One Direction
The Kingdom‘s opening credits are just oh-man jaw-droppingly forehead-smackingly good.
We’re talking a four-minute blend of motion graphics and archival footage so fine it’s tough to tell where one ends and the other begins. The mad geniuses at PIC Agency tossed ’em both in a blender, hit purée, and the result is an even-handed, sober narration of Saudi Arabia’s entire existence.

As a kid born after the embargo, I never understood until now just how their interests and ours have competed on their soil and, as of 9/11/01, on ours like some fatal game of football. “A violent collision of tradition and modernity,” as the narration puts it.

And they’re online. And in high-def. If you teach history, I’d sock this one away for the appropriate unit.
Another Direction
So clearly the visuals here supplement the narration in a sum-greater-than-the-parts kinda way. This wouldn’t have been nearly the accomplishment with just visuals or just text.
But I think the success of this piece and others like it leads some teachers to the wrong conclusion, that multimedia is the magic element here. The mistake is to assume that using video clips or pictures or sound or some combination thereof or even some student buffet selection thereof is gonna improve learning.

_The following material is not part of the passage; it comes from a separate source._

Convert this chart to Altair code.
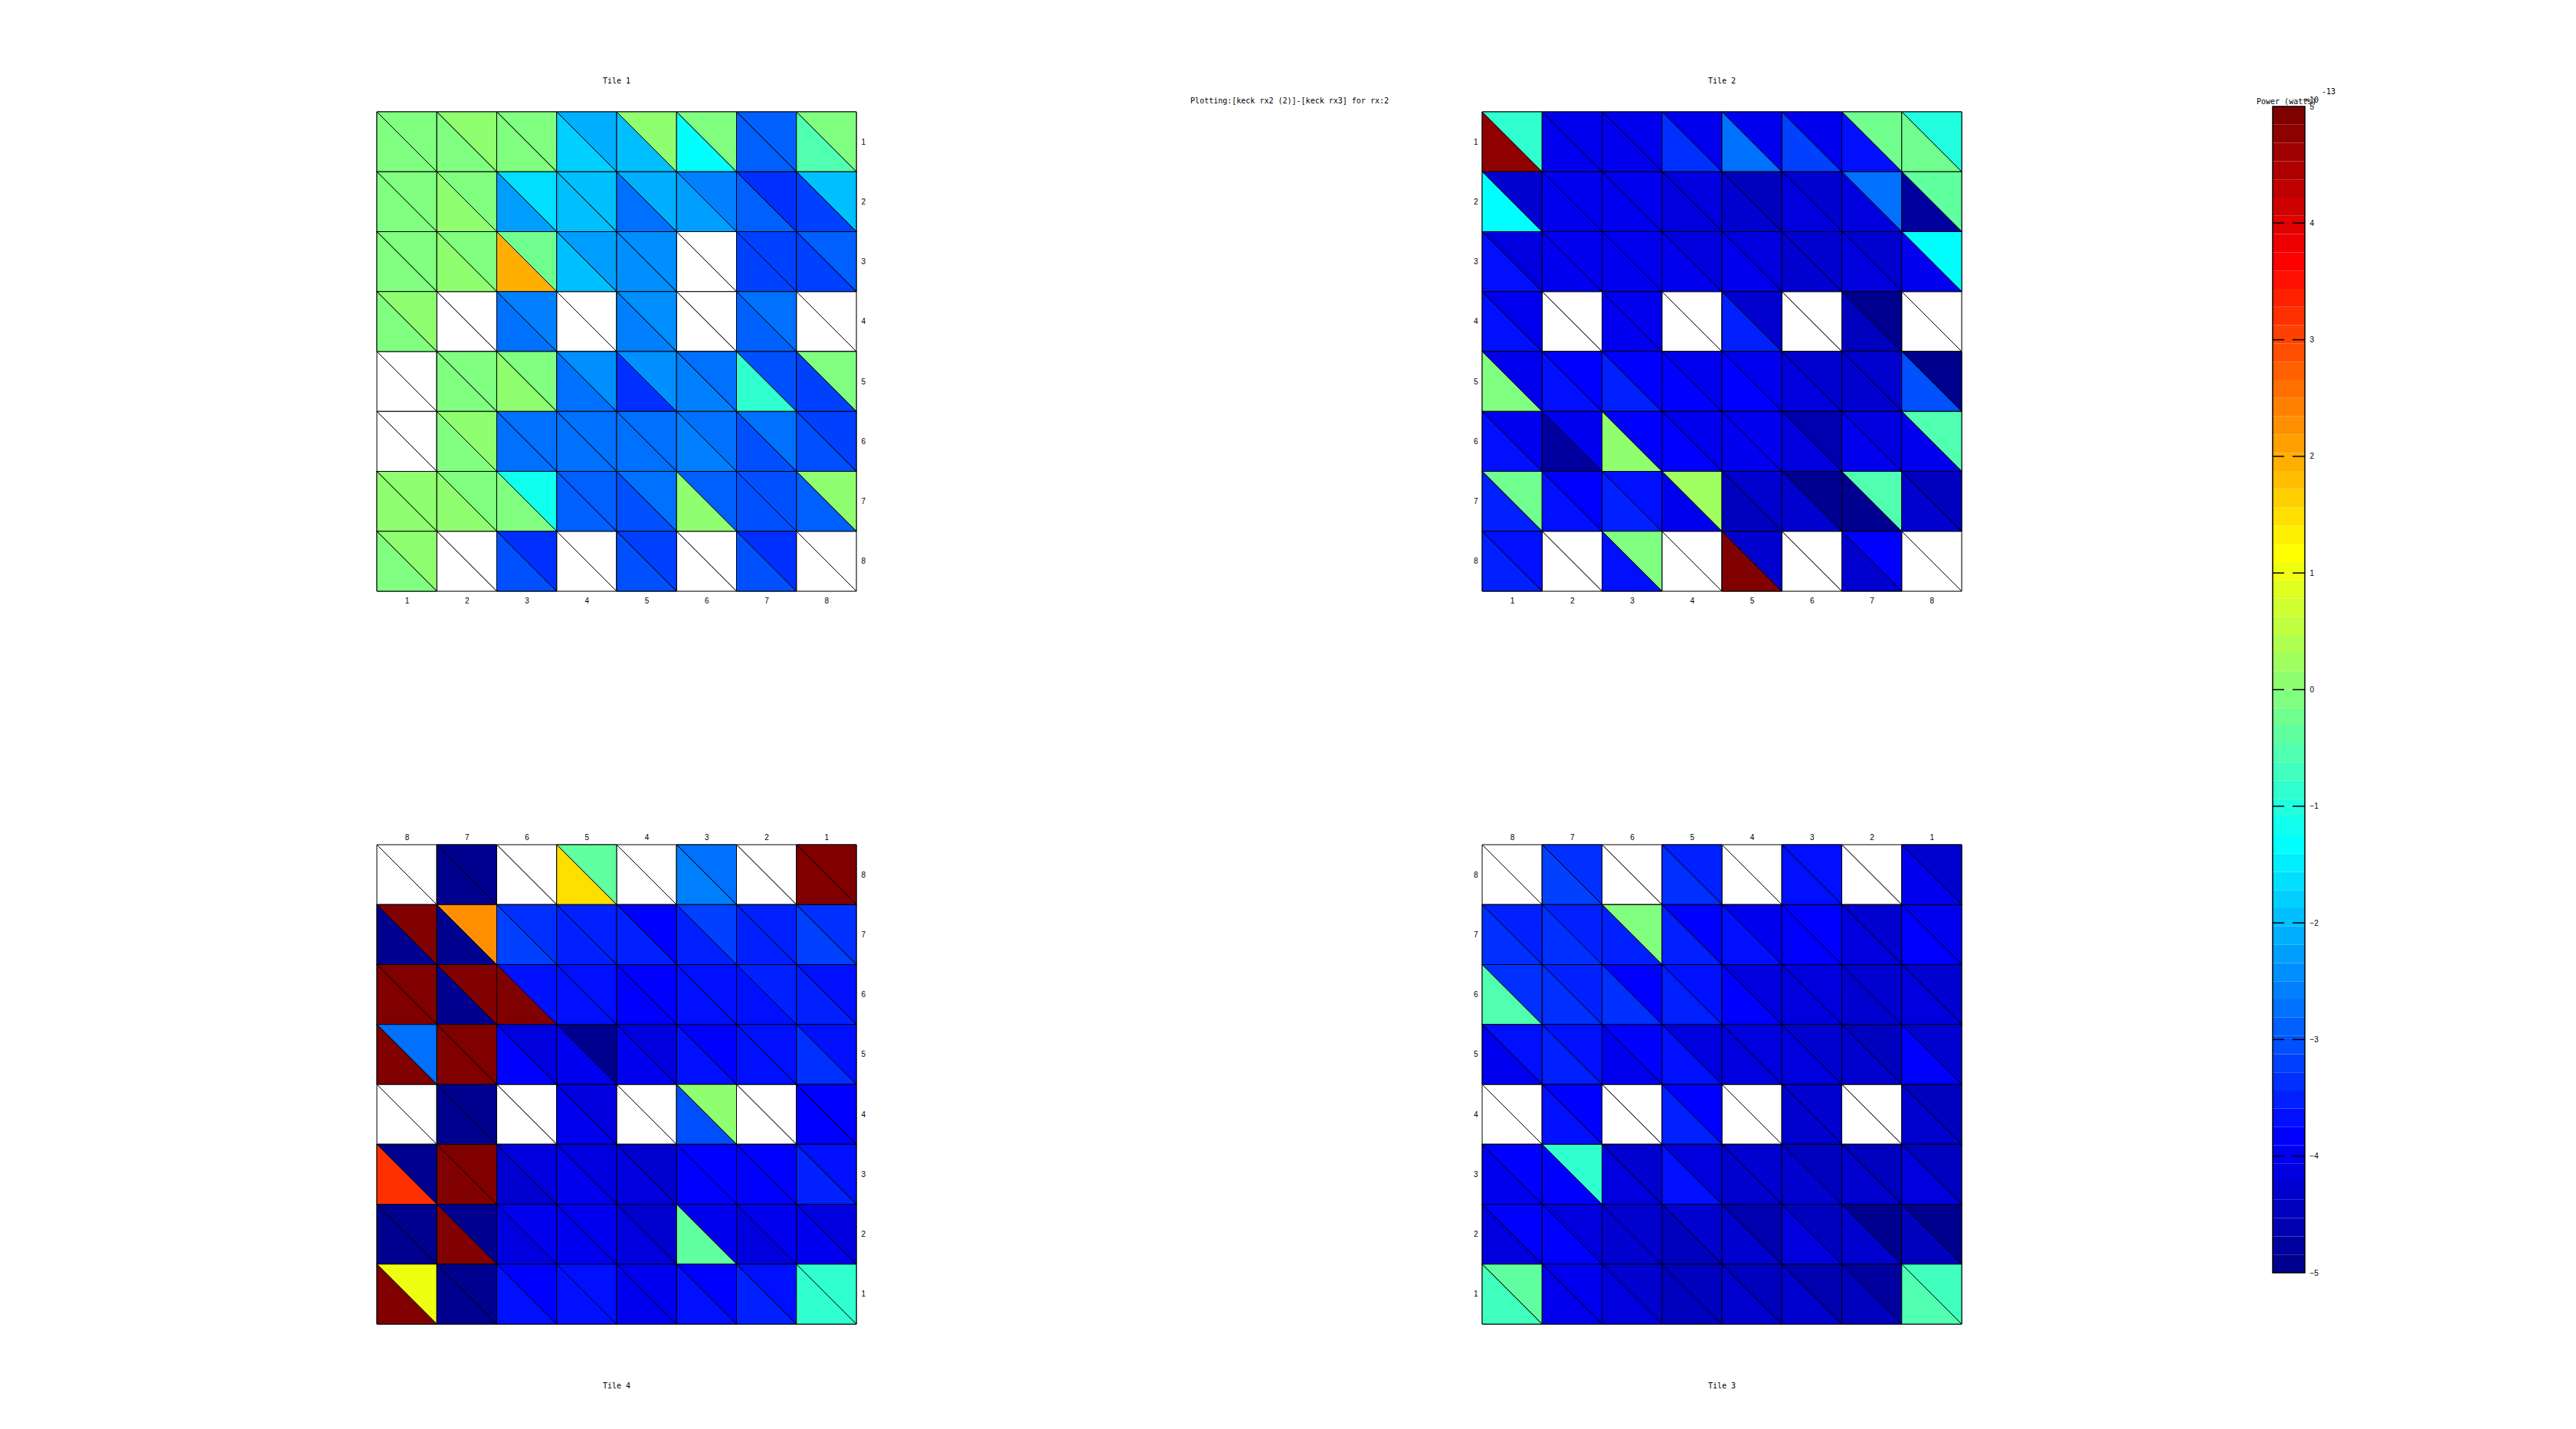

It is, as with every media, a matter of editing. What you leave out matters more than what you leave in.
What no one teaches teachers to do, what teachers only teach themselves if they’re of the mind, is how to edit their material into stories, how to set-up antagonists and position their students as protagonists, how to modulate their voices, letting them bend a little with the direction of the stories, how to use volume like a scalpel, letting it drop a little before a conclusion and pick up as they move along, how to generate kinesthetic energy by moving around the classroom when the lesson’s pace slackens, when to signal that something big is coming up and when to let it kinda drop on them and settle on different students at different times.
Or how to do that in multimedia, surround sound stereo.
More than the media matters is the quality of the media. The edubloc is taking up the cause of multimedia but how many bloggers realize that their responsibility doesn’t end with putting a camera in a kid’s hands or a microphone in front of her face.
How many of them realize that there’s a right way to teach this stuff, or that their multimedia fixation is making video / audio / photo production teachers out of them all?